The attacks on September 11th, 2001 shockingly confronted the western world with a reality which in the Near East is unfortunately the everyday life: three religions having the same origin grimly fight against one another.
Also in Europe and in the USA Jews, Christians and Muslims live in an increasingly direct neighbourship. They share the same cultural roots, worship the same God – if any – and yet they do not understand each other.
The reasons for that are various. Appropriate political, economical and social steps to ease the situation are necessary. But it is at least as important as that to acknowledge the common heritage: to discover oneself in the stranger and to learn to respect. Meanwhile, mutual understanding has become a basic matter of surviving.

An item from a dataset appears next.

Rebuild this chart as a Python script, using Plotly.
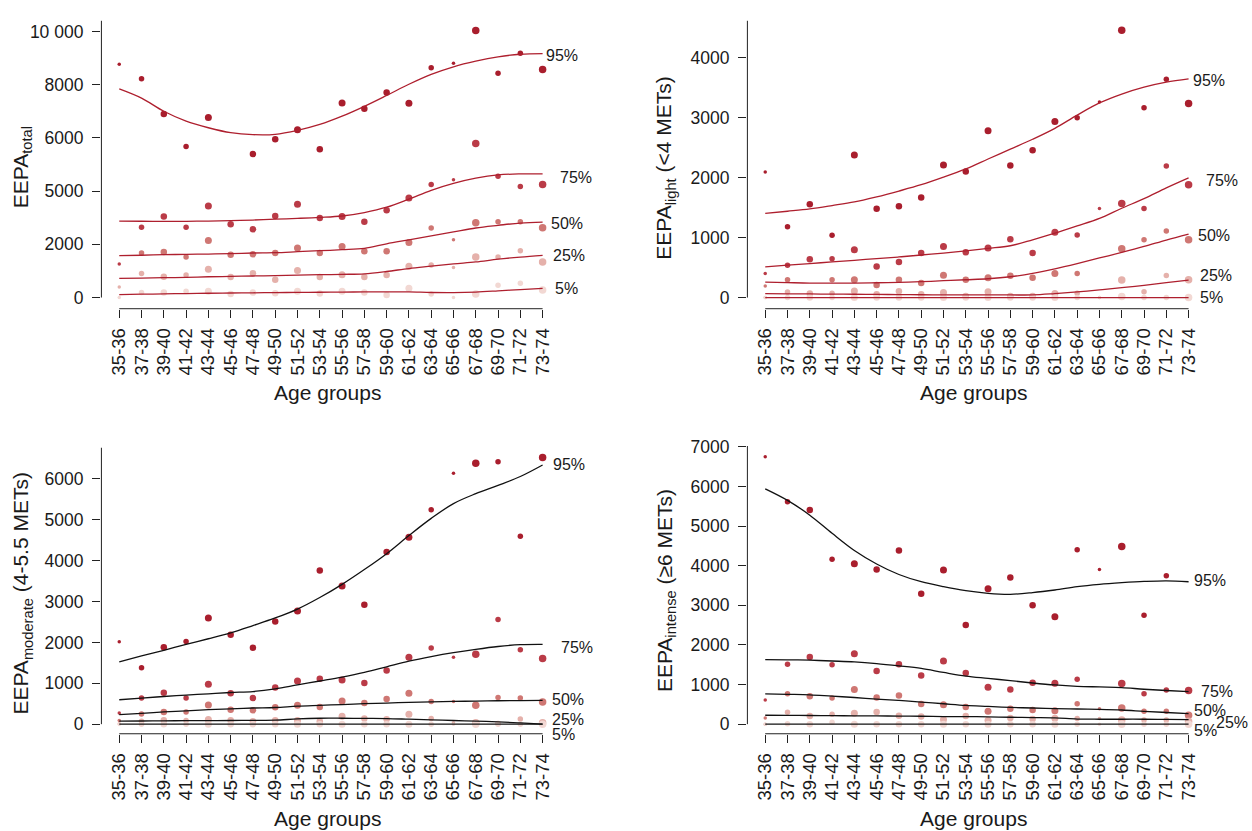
import plotly.graph_objects as go

# ---------------- data ----------------
age_groups = ["35-36", "37-38", "39-40", "41-42", "43-44", "45-46", "47-48", "49-50", "51-52", "53-54",
              "55-56", "57-58", "59-60", "61-62", "63-64", "65-66", "67-68", "69-70", "71-72", "73-74"]
percentiles = ["95%", "75%", "50%", "25%", "5%"]

# EEPA total - observed percentiles
total_p95 = [8772, 8227, 6901, 5675, 6765, None, 5390, 5947, 6307, 5576, 7310, 7099, 7706, 7298, 8636, 8809, 10036, 8425, 9181, 8574]
total_p75 = [1264, 2639, 3048, 2639, 3444, 2750, 2565, 3060, 3506, 2986, 3048, 2850, 3283, 3742, 4250, 4423, 5786, 4559, 4175, 4250]
total_p50 = [None, 1673, 1710, 1524, 2143, 1611, 1623, 1673, 1859, 1673, 1920, 1735, 1735, 2069, 2614, 2168, 2813, 2850, 2850, 2627]
total_p25 = [396, 904, 781, 843, 1066, 768, 917, 669, 1016, 768, 855, 768, 843, 1177, 1227, 1128, 1524, 1524, 1759, 1338]
total_p5 = [0, 186, 186, 235, 235, 136, 186, 161, 235, 149, 235, 186, 99, 347, 136, 0, 136, 458, 533, 285]
# EEPA total - fitted curves
total_fit95 = [7843, 7496, 7000, 6629, 6381, 6195, 6121, 6133, 6282, 6505, 6815, 7186, 7595, 8016, 8388, 8673, 8884, 9045, 9144, 9169]
total_fit75 = [2874, 2868, 2864, 2866, 2874, 2887, 2912, 2945, 2975, 3011, 3065, 3195, 3395, 3700, 4030, 4290, 4485, 4609, 4646, 4646]
total_fit50 = [1574, 1590, 1611, 1623, 1635, 1648, 1673, 1685, 1722, 1760, 1797, 1846, 2020, 2168, 2317, 2466, 2614, 2713, 2800, 2837]
total_fit25 = [719, 730, 745, 760, 781, 795, 810, 826, 843, 858, 872, 892, 979, 1090, 1177, 1264, 1338, 1440, 1520, 1586]
total_fit5 = [111, 125, 138, 150, 161, 170, 178, 186, 192, 198, 204, 211, 211, 211, 190, 186, 205, 250, 300, 347]

# EEPA light (<4 METs)
light_p95 = [2096, 1183, 1557, 1040, 2377, 1480, 1524, 1667, 2212, 2102, 2784, 2201, 2459, 2938, 2999, 3263, 4457, 3164, 3642, 3235]
light_p75 = [401, 539, 638, 649, 798, 517, 594, 743, 853, 754, 825, 974, 743, 1089, 1045, 1486, 1568, 1486, 2195, 1882]
light_p50 = [193, 297, None, 297, 297, 209, 297, 242, 374, 297, 330, 363, 330, 402, 402, None, 814, 963, 1111, 963]
light_p25 = [0, 94, 66, 72, 110, 55, 105, 55, 83, 28, 99, 28, 28, 66, 72, 0, 292, 99, 369, 297]
light_p5 = [0, 0, 0, 0, 0, 0, 0, 0, 0, 0, 0, 0, 0, 0, 0, 0, 17, 0, 0, 0]
light_fit95 = [1403, 1440, 1480, 1535, 1595, 1680, 1777, 1882, 2008, 2146, 2311, 2476, 2641, 2823, 3043, 3246, 3395, 3510, 3593, 3648]
light_fit75 = [512, 540, 567, 595, 622, 650, 677, 710, 743, 780, 820, 864, 963, 1073, 1194, 1320, 1490, 1650, 1830, 1997]
light_fit50 = [259, 250, 242, 242, 242, 247, 253, 265, 281, 297, 314, 347, 402, 479, 567, 660, 754, 853, 960, 1060]
light_fit25 = [66, 63, 60, 57, 55, 52, 50, 47, 44, 44, 44, 44, 44, 66, 94, 127, 165, 204, 250, 292]
light_fit5 = [0, 0, 0, 0, 0, 0, 0, 0, 0, 0, 0, 0, 0, 0, 0, 0, 0, 0, 0, 0]

# EEPA moderate (4-5.5 METs)
mod_p95 = [2016, 1379, 1879, 2024, 2597, 2186, 1871, 2508, 2766, 3758, 3379, 2919, 4210, 4573, 5242, 6137, 6379, 6420, 4597, 6525]
mod_p75 = [274, 637, 766, 637, 976, 758, 637, 895, 1056, 1113, 1081, 1008, 1315, 1637, 1863, 1637, 1710, 2557, 1823, 1605]
mod_p50 = [89, 250, 298, 298, 468, 355, 339, 411, 460, 419, 565, 516, 613, 758, 556, 556, 460, 653, 637, 540]
mod_p25 = [8, 73, 97, 89, 113, 97, 73, 97, 89, 73, 194, 137, 121, 242, 137, 32, 32, 16, 129, 32]
mod_p5 = [0, 0, 0, 0, 0, 0, 0, 0, 0, 0, 0, 0, 0, 0, 0, 0, 0, 0, 0, 0]
mod_fit95 = [1524, 1669, 1807, 1952, 2089, 2234, 2411, 2597, 2815, 3097, 3420, 3782, 4170, 4613, 5033, 5395, 5637, 5839, 6057, 6339]
mod_fit75 = [597, 637, 677, 710, 742, 774, 798, 863, 960, 1056, 1153, 1266, 1403, 1540, 1653, 1750, 1831, 1900, 1945, 1952]
mod_fit50 = [234, 266, 298, 327, 355, 375, 395, 407, 440, 460, 480, 500, 516, 532, 545, 556, 565, 573, 578, 580]
mod_fit25 = [73, 77, 81, 85, 87, 89, 93, 97, 129, 145, 145, 140, 137, 121, 105, 89, 73, 56, 30, 0]
mod_fit5 = [0, 0, 0, 0, 0, 0, 0, 0, 0, 0, 0, 0, 0, 0, 0, 0, 0, 0, 0, 0]

# EEPA intense (>=6 METs)
int_p95 = [6750, 5618, 5410, 4162, 4053, 3903, 4386, 3296, 3895, 2505, 3421, 3704, 3005, 2713, 4403, 3903, 4486, 2747, 3746, None]
int_p75 = [608, 1515, 1698, 1498, 1781, 1340, 1515, 1232, 1598, 1290, 932, 874, 1049, 1032, 1132, None, 1024, 766, 866, 849]
int_p50 = [158, 766, 707, 658, 874, 674, 724, 508, 491, 433, 325, 391, 358, 341, 516, 391, 408, 325, 325, 225]
int_p25 = [0, 300, 208, 250, 275, 308, 216, 191, 117, 208, 100, 158, 133, 150, 141, 141, 108, 108, 108, 75]
int_p5 = [0, 8, 0, 50, 0, 0, 0, 0, 0, 0, 0, 0, 0, 0, 0, 0, 0, 0, 0, 0]
int_fit95 = [5942, 5651, 5277, 4819, 4386, 4045, 3779, 3596, 3471, 3371, 3304, 3279, 3321, 3387, 3471, 3529, 3571, 3604, 3620, 3596]
int_fit75 = [1631, 1625, 1615, 1595, 1573, 1531, 1473, 1407, 1307, 1215, 1157, 1099, 1040, 990, 957, 940, 924, 882, 850, 824]
int_fit50 = [766, 755, 741, 707, 674, 632, 599, 558, 516, 474, 449, 424, 408, 391, 383, 375, 358, 325, 295, 266]
int_fit25 = [225, 222, 219, 216, 210, 208, 205, 200, 193, 191, 185, 175, 166, 158, 130, 125, 125, 125, 120, 116]
int_fit5 = [0, 0, 0, 0, 0, 0, 0, 0, 0, 0, 0, 0, 0, 0, 0, 0, 0, 0, 0, 0]

# y tick labels (as printed in the original figure)
total_ticks = [0, 2000, 4000, 6000, 8000, 10000]
total_ticktext = ["0", "2000", "5000", "6000", "8000", "10 000"]
light_ticks = [0, 1000, 2000, 3000, 4000]
mod_ticks = [0, 1000, 2000, 3000, 4000, 5000, 6000]
int_ticks = [0, 1000, 2000, 3000, 4000, 5000, 6000, 7000]

# ---------------- styling ----------------
W, H = 1252, 831
FONT = "Liberation Sans, Arial, Helvetica, sans-serif"
TXT = "#1a1a1a"
dot_colors = ["#A91E2D", "#BA3B47", "#CF7773", "#E5B1AB", "#F2D8D3"]
marker_sizes = [3.5, 5.5, 6.5, 5.5, 7, 6.5, 6.5, 6.5, 7, 6.5, 7, 6.5, 6.5, 7, 5.5, 3.5, 7.5, 5.5, 5.5, 7.5]
X_RANGE = [-0.8, 19.4]
PX_PER_CAT = 22.3

panels = [
    dict(points=[total_p95, total_p75, total_p50, total_p25, total_p5],
         fits=[total_fit95, total_fit75, total_fit50, total_fit25, total_fit5],
         ticks=total_ticks, ticktext=total_ticktext,
         left=101.5, top=11.7, bottom=303, yrange=[-420, 10409], line="#AE1F2E",
         title="EEPA<sub>total</sub>", title_x=22, title_y=160, xtitle_y=387.5,
         lab_y=[9097, 4524, 2777, 1587, 323], lab_dx=[1, 15, 6, 8, 10]),
    dict(points=[light_p95, light_p75, light_p50, light_p25, light_p5],
         fits=[light_fit95, light_fit75, light_fit50, light_fit25, light_fit5],
         ticks=light_ticks, ticktext=[str(v) for v in light_ticks],
         left=748, top=11.7, bottom=303, yrange=[-186, 4620], line="#AE1F2E",
         title="EEPA<sub>light</sub> (&lt;4 METs)", title_x=666, title_y=160, xtitle_y=387.5,
         lab_y=[3625, 1959, 1035, 375, 0], lab_dx=[2, 15, 7, 9, 9]),
    dict(points=[mod_p95, mod_p75, mod_p50, mod_p25, mod_p5],
         fits=[mod_fit95, mod_fit75, mod_fit50, mod_fit25, mod_fit5],
         ticks=mod_ticks, ticktext=[str(v) for v in mod_ticks],
         left=101.5, top=443.3, bottom=732.7, yrange=[-235, 6767], line="#111111",
         title="EEPA<sub>moderate</sub> (4-5.5 METs)", title_x=22, title_y=590, xtitle_y=818,
         lab_y=[6339, 1887, 605, 121, -242], lab_dx=[8, 16, 7, 7, 7]),
    dict(points=[int_p95, int_p75, int_p50, int_p25, int_p5],
         fits=[int_fit95, int_fit75, int_fit50, int_fit25, int_fit5],
         ticks=int_ticks, ticktext=[str(v) for v in int_ticks],
         left=748, top=441.7, bottom=732.7, yrange=[-242, 7025], line="#111111",
         title="EEPA<sub>intense</sub> (≥6 METs)", title_x=666, title_y=588, xtitle_y=818,
         lab_y=[3621, 824, 350, 50, -150], lab_dx=[3, 10, 3, 25, 3]),
]

fig = go.Figure()
x_idx = list(range(len(age_groups)))
width_px = (X_RANGE[1] - X_RANGE[0]) * PX_PER_CAT
annotations = []
shapes = []

for k, p in enumerate(panels, start=1):
    xa = "x" if k == 1 else f"x{k}"
    ya = "y" if k == 1 else f"y{k}"
    y0, y1 = p["yrange"]
    px_per_unit = (p["bottom"] - p["top"]) / (y1 - y0)
    x_last_px = p["left"] + (19 - X_RANGE[0]) * PX_PER_CAT
    # points
    for j in range(5):
        fig.add_trace(go.Scatter(
            x=x_idx, y=p["points"][j], mode="markers", xaxis=xa, yaxis=ya,
            marker=dict(color=dot_colors[j], size=marker_sizes, opacity=1, line=dict(width=0)),
            showlegend=False, hoverinfo="skip", cliponaxis=False))
    # fitted curves + percentile labels
    for j in range(5):
        fig.add_trace(go.Scatter(
            x=x_idx, y=p["fits"][j], mode="lines", xaxis=xa, yaxis=ya,
            line=dict(color=p["line"], width=1.3, shape="spline", smoothing=1.0),
            showlegend=False, hoverinfo="skip", cliponaxis=False))
        lab_px_x = x_last_px + p["lab_dx"][j]
        lab_px_y = p["bottom"] - (p["lab_y"][j] - y0) * px_per_unit
        annotations.append(dict(
            x=lab_px_x / W, y=1 - lab_px_y / H, xref="paper", yref="paper",
            text=percentiles[j], showarrow=False, xanchor="left", yanchor="middle",
            font=dict(family=FONT, size=16, color=TXT)))

    xdom = [p["left"] / W, (p["left"] + width_px) / W]
    ydom = [1 - p["bottom"] / H, 1 - p["top"] / H]
    axis_x = dict(domain=xdom, range=X_RANGE, anchor=ya, tickmode="array",
                  tickvals=x_idx, ticktext=age_groups, tickangle=-90,
                  ticks="outside", ticklen=8, tickwidth=1, tickcolor="#222",
                  ticklabelstandoff=3,
                  showline=False, showgrid=False, zeroline=False,
                  tickfont=dict(family=FONT, size=18.5, color=TXT))
    axis_y = dict(domain=ydom, range=p["yrange"], anchor=xa, tickmode="array",
                  tickvals=p["ticks"], ticktext=p["ticktext"],
                  ticks="outside", ticklen=8.5, tickwidth=1, tickcolor="#222",
                  ticklabelstandoff=5,
                  showline=False, showgrid=False, zeroline=False,
                  tickfont=dict(family=FONT, size=17.5, color=TXT))
    fig.update_layout(**{("xaxis" if k == 1 else f"xaxis{k}"): axis_x,
                         ("yaxis" if k == 1 else f"yaxis{k}"): axis_y})
    # detached axis lines (R style)
    shapes.append(dict(type="line", xref=f"{xa} domain", yref=ya, x0=0, x1=0,
                       y0=0, y1=y1, line=dict(color="#222", width=1)))
    shapes.append(dict(type="line", xref=xa, yref=f"{ya} domain", x0=0, x1=19,
                       y0=0, y1=0, line=dict(color="#222", width=1)))
    # axis titles
    annotations.append(dict(x=p["title_x"] / W, y=1 - p["title_y"] / H, xref="paper", yref="paper",
                            text=p["title"], textangle=-90, showarrow=False,
                            xanchor="center", yanchor="middle",
                            font=dict(family=FONT, size=21, color=TXT)))
    annotations.append(dict(x=(p["left"] + (9.5 - X_RANGE[0]) * PX_PER_CAT - 3) / W,
                            y=1 - p["xtitle_y"] / H, xref="paper", yref="paper",
                            text="Age groups", showarrow=False, xanchor="center", yanchor="middle",
                            font=dict(family=FONT, size=21, color=TXT)))

fig.update_layout(width=W, height=H, margin=dict(l=0, r=0, t=0, b=0),
                  paper_bgcolor="white", plot_bgcolor="white",
                  annotations=annotations, shapes=shapes, showlegend=False,
                  font=dict(family=FONT, color=TXT))

fig.write_html("out.html", config={"displayModeBar": False},
               post_script="document.body.style.margin='0';document.body.style.overflow='hidden';")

The lecture series wanted to encourage it.
The contributions came from various disciplines: Studies of the Ancient Orient, Exegetics (Old and New Testament), Oriental Church history, Jewish studies, Arabic and Islamic studies. The lecture series focused upon Abraham, the ancestor whom all three religions claim as their initiator. This figure exemplarily illustrates the common roots, but also the various historical, spiritual, social and cultural ramifications within Judaism, Christianity and Islam.
A passage through wide fields of the Jewish, Christian and Islamic culture was facilitated, which in a generally comprehensible way allowed insights into the current state of research and lit the spiritual, social and historico-cultural background of the topic.